▶ What is being asked: Leaving out every picture, copy the lines of the data exactly, from the first through the line containing "37.59, 38.06, 38.46, 38.86, 39.2, 39.46, 39.73, 40.0];".

____________________

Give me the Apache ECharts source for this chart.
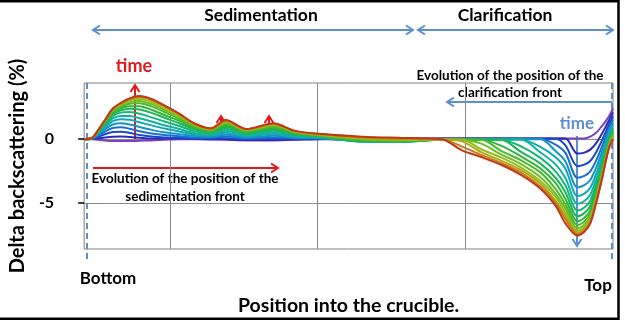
<!DOCTYPE html>
<html>
<head>
<meta charset="utf-8">
<script src="https://cdn.jsdelivr.net/npm/echarts@6/dist/echarts.min.js"></script>
<style>
  html, body { margin: 0; padding: 0; background: #fff; }
  #chart { width: 625px; height: 324px; }
</style>
</head>
<body>
<div id="chart"></div>
<script>
// position along the crucible (mm), shared by every scan
const position = [4.2, 4.74, 5.14, 5.61, 6.14, 6.68, 7.28, 7.95, 8.76, 9.63, 10.64, 11.64,
  12.78, 13.79, 15.19, 17.0, 18.48, 20.36, 23.04, 25.72, 28.4,
  29.74, 31.08, 32.42, 33.77, 35.11, 36.11, 36.78,
  37.59, 38.06, 38.46, 38.86, 39.2, 39.46, 39.73, 40.0];

// delta backscattering (%) scans, first to last
const scan01 = [0, 0, -0.05, -0.1, -0.15, -0.15, -0.15, -0.12, -0.1, -0.05, 0, 0,
  -0.02, -0.05, -0.1, -0.1, -0.05, 0, 0, 0.05, 0.05,
  0.05, 0.05, 0.05, 0.05, 0.05, 0.05, 0.05,
  0.05, 0.05, 0.2, 0.5, 0.96, 1.34, 1.8, 2.4];
const scan02 = [0, 0.02, 0.07, 0.14, 0.2, 0.22, 0.17, 0.11, 0.05, 0.05, 0.05, 0.03,
  0, -0.01, -0.07, -0.06, -0.03, 0.02, -0.05, -0.02, 0.05,
  0.05, 0.05, 0.05, 0.05, 0.05, 0.05, 0.05,
  -1.13, -1.05, -0.82, -0.31, 0.33, 0.88, 1.48, 2.1];
const scan03 = [0, 0.04, 0.17, 0.39, 0.56, 0.59, 0.49, 0.33, 0.21, 0.14, 0.11, 0.06,
  0.06, 0.08, -0.01, 0.03, 0.01, 0.03, -0.08, -0.05, 0.04,
  0.04, 0.04, 0.04, 0.04, 0.04, 0.04, -0.49,
  -2.11, -1.99, -1.71, -1.02, -0.23, 0.45, 1.15, 1.8];
const scan04 = [0, 0.05, 0.27, 0.59, 0.87, 0.94, 0.82, 0.62, 0.44, 0.32, 0.23, 0.13,
  0.13, 0.21, 0.07, 0.14, 0.07, 0.06, -0.12, -0.1, 0.02,
  0.02, 0.02, 0.02, 0.02, 0.02, -0.42, -1.07,
  -3.02, -2.87, -2.52, -1.67, -0.74, 0.07, 0.88, 1.55];
const scan05 = [0, 0.06, 0.35, 0.78, 1.15, 1.25, 1.15, 0.95, 0.73, 0.54, 0.39, 0.24,
  0.2, 0.35, 0.15, 0.26, 0.13, 0.08, -0.15, -0.15, 0,
  0, 0, 0, 0, 0, -0.93, -1.74,
  -3.78, -3.6, -3.2, -2.23, -1.18, -0.27, 0.63, 1.3];
const scan06 = [0, 0.07, 0.44, 0.94, 1.41, 1.57, 1.52, 1.32, 1.08, 0.84, 0.61, 0.37,
  0.29, 0.51, 0.24, 0.4, 0.21, 0.11, -0.18, -0.2, -0.02,
  -0.02, -0.02, -0.02, -0.02, -0.62, -1.42, -2.31,
  -4.45, -4.26, -3.8, -2.72, -1.57, -0.56, 0.42, 1.1];
const scan07 = [0, 0.08, 0.49, 1.06, 1.63, 1.82, 1.82, 1.64, 1.38, 1.09, 0.8, 0.49,
  0.37, 0.66, 0.33, 0.53, 0.27, 0.14, -0.2, -0.22, -0.03,
  -0.03, -0.03, -0.03, -0.03, -1.06, -1.97, -3.04,
  -5.06, -4.84, -4.35, -3.16, -1.92, -0.84, 0.21, 0.9];
const scan08 = [0, 0.09, 0.55, 1.17, 1.82, 2.08, 2.12, 1.99, 1.71, 1.38, 1.03, 0.63,
  0.46, 0.82, 0.41, 0.66, 0.35, 0.17, -0.18, -0.2, -0.04,
  -0.04, -0.04, -0.04, -0.56, -1.48, -2.52, -3.63,
  -5.59, -5.35, -4.82, -3.54, -2.22, -1.06, 0.04, 0.75];
const scan09 = [0, 0.1, 0.59, 1.25, 1.97, 2.26, 2.39, 2.32, 2.06, 1.68, 1.25, 0.78,
  0.54, 0.95, 0.49, 0.78, 0.41, 0.2, -0.15, -0.18, -0.05,
  -0.05, -0.05, -0.05, -1.0, -1.93, -3.02, -4.17,
  -6.04, -5.79, -5.23, -3.87, -2.48, -1.26, -0.11, 0.6];
const scan10 = [0, 0.1, 0.63, 1.33, 2.08, 2.42, 2.58, 2.58, 2.31, 1.89, 1.43, 0.9,
  0.61, 1.07, 0.56, 0.88, 0.46, 0.23, -0.1, -0.15, -0.05,
  -0.05, -0.05, -0.51, -1.35, -2.31, -3.43, -4.69,
  -6.42, -6.15, -5.57, -4.15, -2.7, -1.43, -0.24, 0.48];
const scan11 = [0, 0.1, 0.64, 1.39, 2.18, 2.53, 2.77, 2.81, 2.57, 2.13, 1.6, 1.01,
  0.67, 1.18, 0.62, 0.98, 0.51, 0.26, -0.05, -0.12, -0.05,
  -0.05, -0.05, -0.91, -1.65, -2.62, -3.9, -5.11,
  -6.72, -6.44, -5.84, -4.37, -2.88, -1.57, -0.33, 0.38];
const scan12 = [0, 0.1, 0.67, 1.42, 2.25, 2.63, 2.9, 3.0, 2.75, 2.29, 1.74, 1.09,
  0.73, 1.29, 0.69, 1.08, 0.56, 0.29, 0, -0.08, -0.04,
  -0.04, -0.35, -1.19, -1.95, -3.0, -4.26, -5.44,
  -6.98, -6.7, -6.09, -4.57, -3.04, -1.69, -0.44, 0.28];
const scan13 = [0, 0.1, 0.67, 1.44, 2.3, 2.72, 3.04, 3.14, 2.91, 2.43, 1.82, 1.15,
  0.77, 1.35, 0.72, 1.13, 0.59, 0.32, 0.05, -0.04, -0.03,
  -0.03, -0.79, -1.43, -2.22, -3.3, -4.52, -5.74,
  -7.17, -6.89, -6.25, -4.71, -3.15, -1.79, -0.52, 0.2];
const scan14 = [0, 0.1, 0.69, 1.44, 2.33, 2.76, 3.12, 3.28, 3.05, 2.56, 1.94, 1.21,
  0.8, 1.41, 0.75, 1.18, 0.61, 0.35, 0.1, 0, -0.02,
  -0.15, -1.02, -1.68, -2.42, -3.51, -4.83, -6.0,
  -7.32, -7.03, -6.39, -4.82, -3.25, -1.87, -0.59, 0.12];
const scan15 = [0, 0.1, 0.7, 1.47, 2.37, 2.81, 3.17, 3.34, 3.11, 2.61, 1.97, 1.24,
  0.82, 1.46, 0.78, 1.21, 0.63, 0.38, 0.15, 0.05, -0.01,
  -0.56, -1.23, -1.86, -2.61, -3.73, -4.99, -6.26,
  -7.45, -7.16, -6.51, -4.93, -3.34, -1.94, -0.64, 0.06];
const scan16 = [0, 0.1, 0.7, 1.5, 2.4, 2.85, 3.2, 3.38, 3.15, 2.65, 2.0, 1.25,
  0.85, 1.5, 0.8, 1.25, 0.65, 0.4, 0.2, 0.1, 0,
  -0.85, -1.4, -2.0, -2.8, -3.9, -5.2, -6.6,
  -7.55, -7.25, -6.6, -5.0, -3.4, -2.0, -0.7, 0];

const scans = [scan01, scan02, scan03, scan04, scan05, scan06, scan07, scan08,
  scan09, scan10, scan11, scan12, scan13, scan14, scan15, scan16];

const yTicks = [0, -5];
const xGridLines = [10, 20, 30];

const scanColors = ['#7b3fbf', '#2a2ab8', '#1c47c8', '#1a6fd0', '#1592c8', '#10a8b8', '#12b39a', '#16b577',
  '#1fb455', '#2fb53a', '#4cb82c', '#6cbc22', '#92bd1c', '#b0a818', '#c87a14', '#c0391a'];

const BLUE = '#5b8fd0';
const RED = '#e3191c';
const FONT = 'Lato, "Open Sans", sans-serif';

const chart = echarts.init(document.getElementById('chart'));

function arrow(x1, y1, x2, y2, color, both) {
  const out = [{type: 'line', shape: {x1, y1, x2, y2}, style: {stroke: color, lineWidth: 2}}];
  const head = (tx, ty, fx, fy) => {
    const len = Math.hypot(tx - fx, ty - fy);
    const dx = (tx - fx) / len, dy = (ty - fy) / len;
    const bx = tx - 7 * dx, by = ty - 7 * dy;
    return {
      type: 'polyline',
      shape: {points: [[bx - 4.5 * dy, by + 4.5 * dx], [tx, ty], [bx + 4.5 * dy, by - 4.5 * dx]]},
      style: {stroke: color, lineWidth: 2, fill: null}
    };
  };
  out.push(head(x2, y2, x1, y1));
  if (both) out.push(head(x1, y1, x2, y2));
  return out;
}

function label(x, y, text, size, color) {
  return {
    type: 'text', x, y,
    style: {text, font: 'bold ' + size + 'px ' + FONT, fill: color || '#000', align: 'center', verticalAlign: 'middle'}
  };
}

const graphics = [
  {type: 'rect', shape: {x: -5, y: 1.2, width: 623.5, height: 317.6}, style: {stroke: '#000', lineWidth: 2.5, fill: null}},
  {type: 'line', shape: {x1: 87, y1: 83, x2: 87, y2: 260}, style: {stroke: BLUE, lineWidth: 2, lineDash: [6, 4]}},
  {type: 'line', shape: {x1: 612, y1: 83, x2: 612, y2: 260}, style: {stroke: BLUE, lineWidth: 2, lineDash: [6, 4]}},
  ...arrow(93, 30, 413, 30, BLUE, true),
  ...arrow(418, 30, 613, 30, BLUE, true),
  ...arrow(612, 102, 447, 102, BLUE),
  ...arrow(577, 136, 577, 246, BLUE),
  ...arrow(135, 139, 135, 85, RED),
  ...arrow(221, 139, 221, 116, RED),
  ...arrow(269, 139, 269, 116, RED),
  ...arrow(93, 168, 278, 168, RED),
  label(261, 15, 'Sedimentation', 17.5),
  label(505, 15, 'Clarification', 17.5),
  label(134, 66, 'time', 18, RED),
  label(577, 124, 'time', 17, BLUE),
  label(510, 76, 'Evolution of the position of the', 13.5),
  label(510, 93, 'clarification front', 13.5),
  label(185, 179, 'Evolution of the position of the', 13.5),
  label(185, 197, 'sedimentation front', 13.5),
  label(108, 279, 'Bottom', 17),
  label(598, 286, 'Top', 17)
];

const series = scans.map((scan, i) => ({
  type: 'line',
  data: position.map((x, j) => [x, scan[j]]),
  smooth: 0.3,
  symbol: 'none',
  silent: true,
  z: 2,
  lineStyle: {color: scanColors[i], width: 2}
}));

series[0].markLine = {
  silent: true,
  symbol: 'none',
  z: 1,
  label: {show: false},
  lineStyle: {color: '#8c8c8c', width: 1, type: 'solid'},
  data: [...xGridLines.map(v => ({xAxis: v})), ...yTicks.map(v => ({yAxis: v}))]
};

chart.setOption({
  animation: false,
  grid: {left: 79, top: 83, right: 12, bottom: 75, show: true, borderColor: '#808080', borderWidth: 1},
  xAxis: {
    type: 'value',
    min: 4.2,
    max: 40,
    name: 'Position into the crucible.',
    nameLocation: 'middle',
    nameGap: 47,
    nameTextStyle: {fontFamily: FONT, fontWeight: 'bold', fontSize: 19.5, color: '#000'},
    axisLine: {show: false, onZero: false},
    axisTick: {show: false},
    axisLabel: {show: false},
    splitLine: {show: false}
  },
  yAxis: {
    type: 'value',
    min: -8.6,
    max: 4.4,
    name: 'Delta backscattering (%)',
    nameLocation: 'middle',
    nameGap: 56,
    nameTextStyle: {fontFamily: FONT, fontWeight: 'bold', fontSize: 20, color: '#000'},
    axisLine: {show: false},
    axisTick: {show: true, customValues: yTicks, length: 6, lineStyle: {color: '#000', width: 1.5}},
    axisLabel: {customValues: yTicks, margin: 30, fontFamily: FONT, fontWeight: 'bold', fontSize: 16, color: '#000'},
    splitLine: {show: false}
  },
  series,
  graphic: graphics
});
</script>
</body>
</html>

____________________

▶ Worked solution:
Give me the Apache ECharts source for this chart.
<!DOCTYPE html>
<html>
<head>
<meta charset="utf-8">
<script src="https://cdn.jsdelivr.net/npm/echarts@6/dist/echarts.min.js"></script>
<style>
  html, body { margin: 0; padding: 0; background: #fff; }
  #chart { width: 625px; height: 324px; }
</style>
</head>
<body>
<div id="chart"></div>
<script>
// position along the crucible (mm), shared by every scan
const position = [4.2, 4.74, 5.14, 5.61, 6.14, 6.68, 7.28, 7.95, 8.76, 9.63, 10.64, 11.64,
  12.78, 13.79, 15.19, 17.0, 18.48, 20.36, 23.04, 25.72, 28.4,
  29.74, 31.08, 32.42, 33.77, 35.11, 36.11, 36.78,
  37.59, 38.06, 38.46, 38.86, 39.2, 39.46, 39.73, 40.0];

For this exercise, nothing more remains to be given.